Lawrence Technological University is a small, STEM-focused private school in Southfield, Michigan, just outside Detroit, and its Greek system reflects that intimate campus environment. With a handful of fraternities and a couple of sororities, this is a tight-knit community rather than the sprawling Greek row you'd find at a Big Ten school down the road.
On the fraternity side, you've got Alpha Sigma Phi, Phi Beta Sigma, Sigma Phi Epsilon, Sigma Pi, and Theta Tau — that last one being a professional engineering fraternity, which makes a lot of sense given LTU's heavily engineering-oriented student body. The sorority side includes Delta Phi Epsilon and Kappa Beta Gamma. IFC oversees the interfraternity chapters, and Phi Beta Sigma's presence means there's also an NPHC connection on campus.
Theta Tau is worth understanding in context here — it's not a social fraternity in the traditional sense, it's specifically for engineering students and tends to draw members who want the brotherhood aspect combined with professional development in their field. At a school where a huge chunk of the student population is studying engineering or architecture or one of the applied sciences, that chapter has a natural fit.
Recruitment at a school this size tends to be pretty low-key compared to large state universities.

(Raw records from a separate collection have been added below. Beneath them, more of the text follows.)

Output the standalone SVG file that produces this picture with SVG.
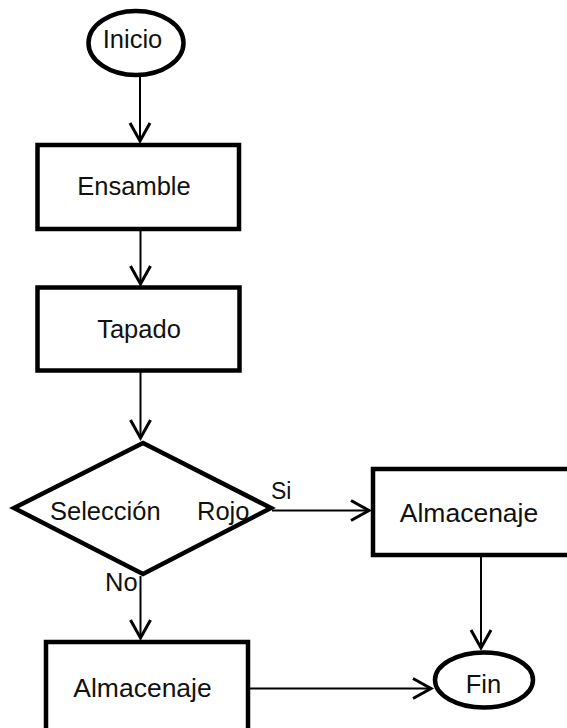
<svg xmlns="http://www.w3.org/2000/svg" width="567" height="728" viewBox="0 0 567 728">
  <style>
    .shape { fill: #ffffff; stroke: #000000; stroke-width: 4.5; }
    .label { font-family: "Liberation Sans", Arial, sans-serif; font-size: 25.5px; fill: #111111; }
    .wide { font-size: 26.5px; }
    .mid { text-anchor: middle; }
    .flow { fill: none; stroke: #000000; stroke-width: 2; marker-end: url(#chevron); }
  </style>
  <defs>
    <marker id="chevron" markerUnits="userSpaceOnUse" markerWidth="24" markerHeight="26" viewBox="-20 -12 24 24" refX="0" refY="0" orient="auto">
      <path d="M-18,-10 L0,0 L-18,10" fill="none" stroke="#000000" stroke-width="3" stroke-linejoin="miter"/>
    </marker>
  </defs>

  <rect width="567" height="728" fill="#ffffff"/>

  <!-- connectors -->
  <g id="connectors">
    <line class="flow" x1="140" y1="75" x2="140" y2="141"/>
    <line class="flow" x1="140.5" y1="231" x2="140.5" y2="284"/>
    <line class="flow" x1="140.5" y1="372" x2="140.5" y2="438"/>
    <line class="flow" x1="272" y1="510.5" x2="369" y2="510.5"/>
    <line class="flow" x1="140.5" y1="576" x2="140.5" y2="638"/>
    <line class="flow" x1="481" y1="557" x2="481" y2="648"/>
    <line class="flow" x1="250" y1="688.5" x2="431" y2="688.5"/>
  </g>

  <g id="inicio">
    <ellipse class="shape" cx="136" cy="43" rx="47.5" ry="32"/>
    <text class="label mid" x="132.5" y="48">Inicio</text>
  </g>

  <g id="ensamble">
    <rect class="shape" x="37.5" y="145" width="201.5" height="84"/>
    <text class="label mid" x="134" y="195">Ensamble</text>
  </g>

  <g id="tapado">
    <rect class="shape" x="37.5" y="287.5" width="202" height="83"/>
    <text class="label mid" x="139" y="338">Tapado</text>
  </g>

  <g id="seleccion">
    <polygon class="shape" points="143,443 271,508 143,574 14,508"/>
    <text class="label" x="50" y="519.5">Selección</text>
    <text class="label" x="197" y="519.5">Rojo</text>
    <text class="label" x="271" y="499" style="font-size:23px">Si</text>
    <text class="label" x="105" y="591">No</text>
  </g>

  <g id="almacenaje-si">
    <rect class="shape" x="373" y="469" width="210" height="86"/>
    <text class="label wide mid" x="469" y="522">Almacenaje</text>
  </g>

  <g id="almacenaje-no">
    <rect class="shape" x="46" y="642" width="202" height="100"/>
    <text class="label wide mid" x="142.5" y="696.5">Almacenaje</text>
  </g>

  <g id="fin">
    <ellipse class="shape" cx="484" cy="680" rx="49" ry="27.5"/>
    <text class="label mid" x="483.5" y="693">Fin</text>
  </g>
</svg>
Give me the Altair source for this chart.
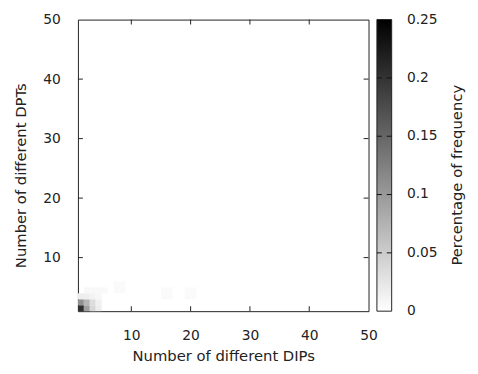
import altair as alt
import pandas as pd

# cell data (x = number of DIPs, y = number of DPTs, value = fraction)
cell_x = [1, 2, 3, 4, 1, 2, 3, 4, 1, 2, 3, 4, 2, 3, 4, 5, 7, 8, 7, 8, 15, 16, 15, 16, 19, 20, 19, 20]
cell_y = [1, 1, 1, 1, 2, 2, 2, 2, 3, 3, 3, 3, 4, 4, 4, 4, 4, 4, 5, 5, 3, 3, 4, 4, 3, 3, 4, 4]
cell_v = [0.20, 0.085, 0.035, 0.016, 0.10, 0.065, 0.03, 0.013, 0.016, 0.015, 0.01, 0.007,
          0.006, 0.006, 0.006, 0.005, 0.004, 0.004, 0.004, 0.004,
          0.004, 0.004, 0.004, 0.004, 0.004, 0.004, 0.004, 0.004]

x_ticks = [10, 20, 30, 40, 50]
y_ticks = [10, 20, 30, 40, 50]
inner_ticks = [10, 20, 30, 40]
cb_ticks = [0, 0.05, 0.1, 0.15, 0.2, 0.25]
cb_inner = [0.05, 0.1, 0.15, 0.2]
cb_title = ["Percentage of frequency"]
cb_domain = [0, 0.25]

df = pd.DataFrame({"x": cell_x, "y": cell_y, "v": cell_v})
df["x2"] = df["x"] + 1
df["y2"] = df["y"] + 1
tdf = pd.DataFrame({"t": inner_ticks})
cdf = pd.DataFrame({"c": cb_inner})
ldf = pd.DataFrame({"c": cb_ticks})

W, H = 295, 296
CB0, CB1 = 303.5, 318.5
FONT = "DejaVu Sans"
TXT = "#222222"
LINE = "#222222"

xs = alt.Scale(domain=[1, 50], nice=False, zero=False)
ys = alt.Scale(domain=[1, 50], nice=False, zero=False)
cs = alt.Scale(domain=cb_domain, nice=False, zero=False)

cells = alt.Chart(df).mark_rect().encode(
    x=alt.X("x:Q", scale=xs, axis=alt.Axis(values=x_ticks, title="Number of different DIPs",
                                           ticks=False, domain=False, grid=False, labelFlush=False,
                                           labelPadding=18, titlePadding=6)),
    x2="x2:Q",
    y=alt.Y("y:Q", scale=ys, axis=alt.Axis(values=y_ticks, title="Number of different DPTs",
                                           ticks=False, domain=False, grid=False, labelFlush=False,
                                           labelPadding=18, titlePadding=14, titleY=158)),
    y2="y2:Q",
    color=alt.Color("v:Q",
                    scale=alt.Scale(domain=cb_domain, range=["#ffffff", "#000000"], nice=False),
                    legend=None),
)

bx = alt.Chart(tdf).mark_rule(color=LINE).encode(
    x=alt.X("t:Q", scale=xs), y=alt.value(H), y2=alt.value(H - 5))
tx = alt.Chart(tdf).mark_rule(color=LINE).encode(
    x=alt.X("t:Q", scale=xs), y=alt.value(0), y2=alt.value(5))
ly = alt.Chart(tdf).mark_rule(color=LINE).encode(
    y=alt.Y("t:Q", scale=ys), x=alt.value(0), x2=alt.value(5))
ry = alt.Chart(tdf).mark_rule(color=LINE).encode(
    y=alt.Y("t:Q", scale=ys), x=alt.value(W), x2=alt.value(W - 5))

grad = alt.LinearGradient(
    gradient="linear", x1=0, x2=0, y1=0, y2=1,
    stops=[alt.GradientStop(color="#000000", offset=0),
           alt.GradientStop(color="#ffffff", offset=1)])
cbar = alt.Chart(pd.DataFrame({"c": [0]})).mark_rect(
    fill=grad, stroke=LINE, strokeWidth=1
).encode(x=alt.value(CB0), x2=alt.value(CB1), y=alt.value(0), y2=alt.value(H))

title_txt = alt.Chart(pd.DataFrame({"t": cb_title})).mark_text(
    angle=270, font=FONT, fontSize=15, color=TXT, align="center", baseline="middle"
).encode(text="t:N", x=alt.value(385), y=alt.value(158))

cbt_l = alt.Chart(cdf).mark_rule(color="#111111").encode(
    y=alt.Y("c:Q", scale=cs, axis=None), x=alt.value(CB0), x2=alt.value(CB0 + 5))
cbt_r = alt.Chart(cdf).mark_rule(color="#111111").encode(
    y=alt.Y("c:Q", scale=cs, axis=None), x=alt.value(CB1), x2=alt.value(CB1 - 5))
cb_lab = alt.Chart(ldf).mark_text(
    font=FONT, fontSize=14, color=TXT, align="left", baseline="middle"
).encode(y=alt.Y("c:Q", scale=cs, axis=None), text=alt.Text("c:Q", format="~g"),
         x=alt.value(334))

base = alt.layer(cells, bx, tx, ly, ry, cbar, title_txt)
cbl = alt.layer(cbt_l, cbt_r, cb_lab)
chart = alt.layer(base, cbl).resolve_scale(y="independent").properties(
    width=W, height=H,
    autosize=alt.AutoSizeParams(type="none"),
    padding={"left": 71, "top": 9, "right": 103, "bottom": 60},
).configure_view(
    stroke=LINE, strokeWidth=1
).configure_axis(
    labelFont=FONT, titleFont=FONT, labelFontSize=14, titleFontSize=15,
    labelColor=TXT, titleColor=TXT, titleFontWeight="normal"
)

chart.save("out.html", embed_options={"renderer": "svg", "actions": False})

You're not looking at massive formal recruitment weeks with hundreds of people moving through chapter houses. It's more personal — smaller events, meet-and-greets, and word of mouth play a bigger role.
Chapter housing isn't a dominant feature of the LTU Greek experience the way it might be at a larger residential campus. Greek life here is more woven into campus programming and social events than defined by a physical house culture. Philanthropy events and community service tend to be central to how chapters stay visible on campus throughout the year.
LTU's overall enrollment is relatively small, so Greek participation represents a genuine slice of campus social life even if the raw numbers aren't large. It's a more personal way to get connected at a commuter-heavy school where building community can sometimes take more intentional effort.